In the way of cities, the slum became a garment district, and in the way of garment districts, it came to be very densely inhabited by immigrants seeking low rents. The dressmakers and haberdashers are long gone, and the grands boulevards are no longer low-rent, but Rue du Nil for decades stayed boarded up because nobody could figure out what to do with it.

Frenchie

At least until 2009, when Grégory Marchand moved back to Paris after working for Jamie Oliver in New York. In his residency there he picked up a love of American street food, and the nickname "Frenchie".

Frenchie's has a star and a months-long waiting list now, though it's still in an alley that otherwise looks like it has a lot of heroin needles in it. But he has expanded his empire to include a lunch counter, a caviste, and a wine bar; several of his suppliers have followed suit and the alley now also hosts a butcher and a fishmonger.

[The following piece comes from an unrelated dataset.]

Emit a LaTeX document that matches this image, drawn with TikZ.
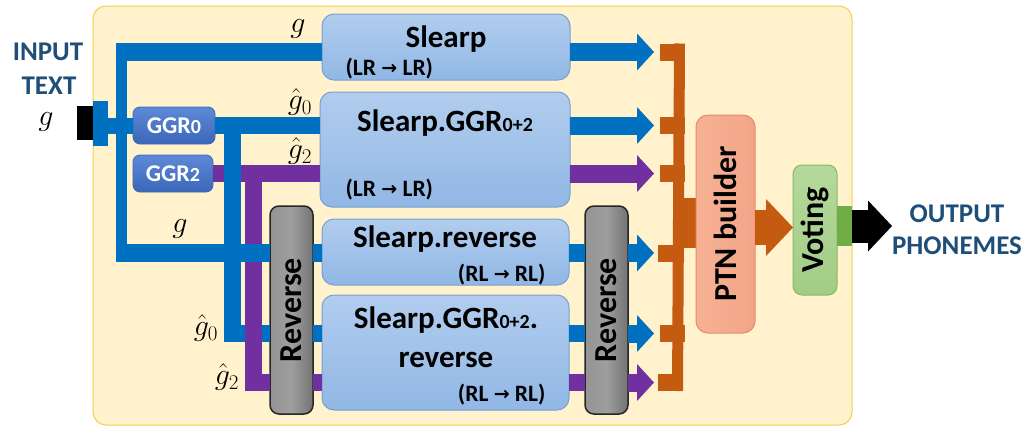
\RequirePackage{fix-cm}
\documentclass[tikz,border=0pt]{standalone}
\usepackage{fontspec}
\setmainfont{Carlito}
\newfontfamily\arrowfont{DejaVu Sans}
\usetikzlibrary{arrows.meta}

\definecolor{cblue}{HTML}{0070C0}
\definecolor{cpurple}{HTML}{7030A0}
\definecolor{corange}{HTML}{C55A11}
\definecolor{cnavy}{HTML}{1F4E79}
\definecolor{panelfill}{HTML}{FFF2CC}
\definecolor{paneldraw}{HTML}{F2D04A}
\definecolor{boxtop}{HTML}{B1CDEE}
\definecolor{boxbot}{HTML}{91B7E5}
\definecolor{boxdraw}{HTML}{7A9FD0}
\definecolor{ggrtop}{HTML}{5D8AD8}
\definecolor{ggrbot}{HTML}{3C66B8}
\definecolor{ptnleft}{HTML}{F6B293}
\definecolor{ptnright}{HTML}{F4A488}
\definecolor{ptndraw}{HTML}{E48B6C}
\definecolor{votetop}{HTML}{B5D99C}
\definecolor{votebot}{HTML}{A2CC86}
\definecolor{votedraw}{HTML}{86BA63}
\definecolor{cgreen}{HTML}{70AD47}

% text sizes (picture units are 1pt = 1px)
\newcommand\titlefont{\fontsize{31}{31}\selectfont\bfseries}
\newcommand\smallpart[1]{{\fontsize{20}{20}\selectfont #1}}
\newcommand\dirfont{\fontsize{23.5}{23.5}\selectfont\bfseries}
\newcommand\dirarrow{{\arrowfont\fontsize{19}{19}\selectfont\raisebox{1pt}{→}}}
\newcommand\mathsize{\fontsize{30}{30}\selectfont}

\tikzset{
  anybox/.style={rounded corners=12, inner sep=0pt, outer sep=0pt, anchor=north west},
  modelbox/.style={anybox, draw=boxdraw, line width=1pt, top color=boxtop, bottom color=boxbot},
  ggrbox/.style={anybox, rounded corners=7, draw=ggrbot, line width=0.8pt,
                 top color=ggrtop, bottom color=ggrbot, text=white,
                 font=\fontsize{24}{24}\selectfont\bfseries},
  revbox/.style={anybox, rounded corners=9, draw=black!85, line width=1.5pt,
                 left color=black!42, right color=black!55, middle color=black!38},
  ptnbox/.style={anybox, draw=ptndraw, line width=1pt, left color=ptnleft, right color=ptnright},
  votebox/.style={anybox, rounded corners=9, draw=votedraw, line width=1pt,
                  top color=votetop, bottom color=votebot},
  block/.style={inner sep=0pt, outer sep=0pt, anchor=north west, fill=#1},
  hbus/.style={line width=18pt, color=#1},
  vbus/.style={line width=11pt, color=#1},
  branch/.style={line width=17pt, color=#1, line join=miter},
  feed/.style={line width=18pt, color=#1,
               -{Triangle[length=17pt, width=37pt, line width=0pt]}},
  biglabel/.style={text=cnavy, font=\fontsize{27}{27}\selectfont\bfseries, anchor=base},
  mlabel/.style={font=\mathsize, inner sep=0pt},
}

\begin{document}
\begin{tikzpicture}[x=1pt, y=-1pt]
\useasboundingbox (0,0) rectangle (1032,426);

% background panel
\node[anybox, rounded corners=13, fill=panelfill, draw=paneldraw, line width=1pt,
      minimum width=759, minimum height=419] (panel) at (93,6) {};

% input plug
\node[block=black, minimum width=16, minimum height=34] (inplug) at (77,106) {};
\node[block=cblue, minimum width=15, minimum height=45] (injack) at (93,101) {};

% grapheme rewriting blocks
\node[ggrbox, minimum width=82, minimum height=37] (ggrA) at (133,107)
  {GGR\smallpart{0}};
\node[ggrbox, minimum width=80, minimum height=37] (ggrB) at (133,155)
  {GGR\smallpart{2}};

% model boxes
\node[modelbox, minimum width=248, minimum height=66]  (slearp)   at (322,14)  {};
\node[modelbox, minimum width=250, minimum height=115] (slggr)    at (320,92)  {};
\node[modelbox, minimum width=247, minimum height=66]  (slrev)    at (322,219) {};
\node[modelbox, minimum width=247, minimum height=115] (slggrrev) at (322,295) {};

% reverse blocks
\node[revbox, minimum width=43, minimum height=208] (revL) at (270,206)
  {\rotatebox{90}{\fontsize{32}{32}\selectfont\bfseries Reverse}};
\node[revbox, minimum width=43, minimum height=208] (revR) at (585,206)
  {\rotatebox{90}{\fontsize{32}{32}\selectfont\bfseries Reverse}};

% orange collector stubs
\node[block=corange, minimum width=25, minimum height=17] (st1) at (660,43.5)  {};
\node[block=corange, minimum width=25, minimum height=17] (st2) at (660,117)   {};
\node[block=corange, minimum width=25, minimum height=17] (st3) at (660,165)   {};
\node[block=corange, minimum width=25, minimum height=17] (st4) at (658,244.5) {};
\node[block=corange, minimum width=25, minimum height=17] (st5) at (660,325)   {};
\node[block=corange, minimum width=25, minimum height=17] (st6) at (658,374)   {};
\node[block=corange, minimum width=24, minimum height=50] (joint) at (673,198) {};

% lattice builder and voting
\node[ptnbox, minimum width=59, minimum height=218] (ptn) at (696,115)
  {\rotatebox{90}{\fontsize{32}{32}\selectfont\bfseries PTN builder}};
\node[votebox, minimum width=44, minimum height=130] (voting) at (793,165)
  {\rotatebox{90}{\fontsize{32}{32}\selectfont\bfseries Voting}};
\node[block=cgreen, minimum width=15, minimum height=40] (vstub) at (837,206) {};

% branch points and output tip
\coordinate (gT) at (121.5,52);
\coordinate (gB) at (121.5,252.5);
\coordinate (b0) at (232,125.5);
\coordinate (b2) at (253,173.5);
\coordinate (outtip) at (892,226);

% ---- connectors ----
% input into GGR0
\draw[line width=16pt, cblue] (injack.east |- ggrA.west) -- (ggrA.west);
% g line: vertical spine and top branch
\draw[vbus=cblue] ([yshift=9pt]gT) -- ([yshift=-9.5pt]gB);
\draw[hbus=cblue] ([xshift=-5.5pt]gT) -- (slearp.west |- gT);
% GGR2 output (purple) under the blue spine
\draw[branch=cpurple] (ggrB.east) -- (slggr.west |- ggrB.east);
% GGR0 output and its reversed branch
\draw[branch=cblue] (ggrA.east) -- (slggr.west |- ggrA.east);
\draw[branch=cblue] (b0) -- (b0 |- st5) -- (revL.west |- st5);
% GGR2 reversed branch
\draw[branch=cpurple] (b2) -- (b2 |- st6) -- (revL.west |- st6);
% g line: lower branch
\draw[hbus=cblue] ([xshift=-5.5pt]gB) -- (revL.west |- gB);

% between left reverse and reverse models
\draw[hbus=cblue]   (revL.east |- gB)  -- (slrev.west |- gB);
\draw[branch=cblue] (revL.east |- st5) -- (slggrrev.west |- st5);
\draw[branch=cpurple] (revL.east |- st6) -- (slggrrev.west |- st6);
% between reverse models and right reverse
\draw[hbus=cblue]   (slrev.east |- gB)     -- (revR.west |- gB);
\draw[branch=cblue] (slggrrev.east |- st5) -- (revR.west |- st5);
\draw[branch=cpurple] (slggrrev.east |- st6) -- (revR.west |- st6);

% output arrows into the collector
\draw[feed=cblue]   (slearp.east |- st1) -- ([xshift=-6pt]st1.west);
\draw[feed=cblue]   (slggr.east |- st2)  -- ([xshift=-6pt]st2.west);
\draw[feed=cpurple] (slggr.east |- st3)  -- ([xshift=-6pt]st3.west);
\draw[feed=cblue]   (revR.east |- st4)   -- ([xshift=-4pt]st4.west);
\draw[feed=cblue]   (revR.east |- st5)   -- ([xshift=-6pt]st5.west);
\draw[feed=cpurple] (revR.east |- st6)   -- ([xshift=-4pt]st6.west);

% collector spine
\draw[vbus=corange] ([xshift=-5.5pt]st1.north east) -- ([xshift=-5.5pt]st6.south east);

% PTN builder to voting, voting to output
\draw[corange, line width=35pt, -{Triangle[length=27pt, width=57pt, line width=0pt]}]
  (ptn.east |- 0,227.5) -- (voting.west |- 0,227.5);
\draw[black, line width=33pt, -{Triangle[length=24pt, width=51pt, line width=0pt]}]
  (vstub.east) -- (outtip);

% ---- texts ----
\node[biglabel] (inA) at (48,60) {INPUT};
\node[biglabel] (inB) at (49,94) {TEXT};
\node[mlabel] (gin) at (46,122) {$g$};

\node[biglabel] (outA) at (957,222) {OUTPUT};
\node[biglabel] (outB) at (957,254) {PHONEMES};

\node[mlabel] (lg1)  at (298,29)  {$g$};
\node[mlabel] (lh0)  at (300,102) {$\hat{g}_0$};
\node[mlabel] (lh2)  at (300,151) {$\hat{g}_2$};
\node[mlabel] (lg2)  at (180,229) {$g$};
\node[mlabel] (lh0b) at (206,328) {$\hat{g}_0$};
\node[mlabel] (lh2b) at (227,377) {$\hat{g}_2$};

\node[anchor=base, font=\titlefont] (t1) at (446,47) {Slearp};
\node[anchor=base west, font=\dirfont] (d1) at (342,75) {(LR \dirarrow{} LR)};

\node[anchor=base, font=\titlefont] (t2) at (445,131) {Slearp.GGR\smallpart{0+2}};
\node[anchor=base west, font=\dirfont] (d2) at (342,196) {(LR \dirarrow{} LR)};

\node[anchor=base, font=\titlefont] (t3) at (445,247) {Slearp.reverse};
\node[anchor=base east, font=\dirfont] (d3) at (549,281) {(RL \dirarrow{} RL)};

\node[anchor=base, font=\titlefont] (t4) at (446,328) {Slearp.GGR\smallpart{0+2}.};
\node[anchor=base, font=\titlefont] (t5) at (446,367) {reverse};
\node[anchor=base east, font=\dirfont] (d4) at (549,401) {(RL \dirarrow{} RL)};
\end{tikzpicture}
\end{document}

In lieu of waiting 6 months, we tried the wine bar.

The space is tight. Tight even for Paris. We shared a 4-top with some other couple and the servers weaved in and out between chairs to serve everyone. The kitchen is shockingly small: the brigade stand shoulder to shoulder next to each other, and they have to coordinate turning around to the station behind them.

Frenchie's wine bar does not take reservations, and opens at 6:30. We got one of the last available seatings at 6:40. And we were in for a treat.

The menu format is the ubiquitous small plates that normally draw my ire, but Marchand avoided the usual traps that irritate me. The plates were not just three bites of fat and salt to make you go "yum": they were thoughtful, delicate, and most of all balanced.

The wine selection was broad, even for single glasses (which the servers kind of ostentatiously pour out of Jeroboams in the cramped space). I went with a Domaine de la Meunerie.

A glass of Domaine de la Meunerie

The food is brought out as it's ready, so the order will not always be logical. Our first was the duck foie gras with mango coulis and roast pecans.

Duck foie gras

Then came the terrine; I think it was pork and chicken. The standout was the piccalilli.

Terrine with piccalilli

This was followed by the burrata salad. The sense of balance I mentioned earlier was perfectly displayed here: sweet burrata, salty anchovy, bitter herbs, and acidic dressing all played off of each other. This was absolutely not your standard "drown yourself in rich burrata" entree; it was an invitation to see the ways burrata smooths over all of the salad's tastes.

Burrata salad

And finally the star of the evening, the tagiolini with black truffle. This one maybe was more of a "gasp at the richness of this small plate", but you expect that for a truffle dish. The pasta was of course perfect, and the cream sauce actually survived the encounter with the truffle and remained an important component.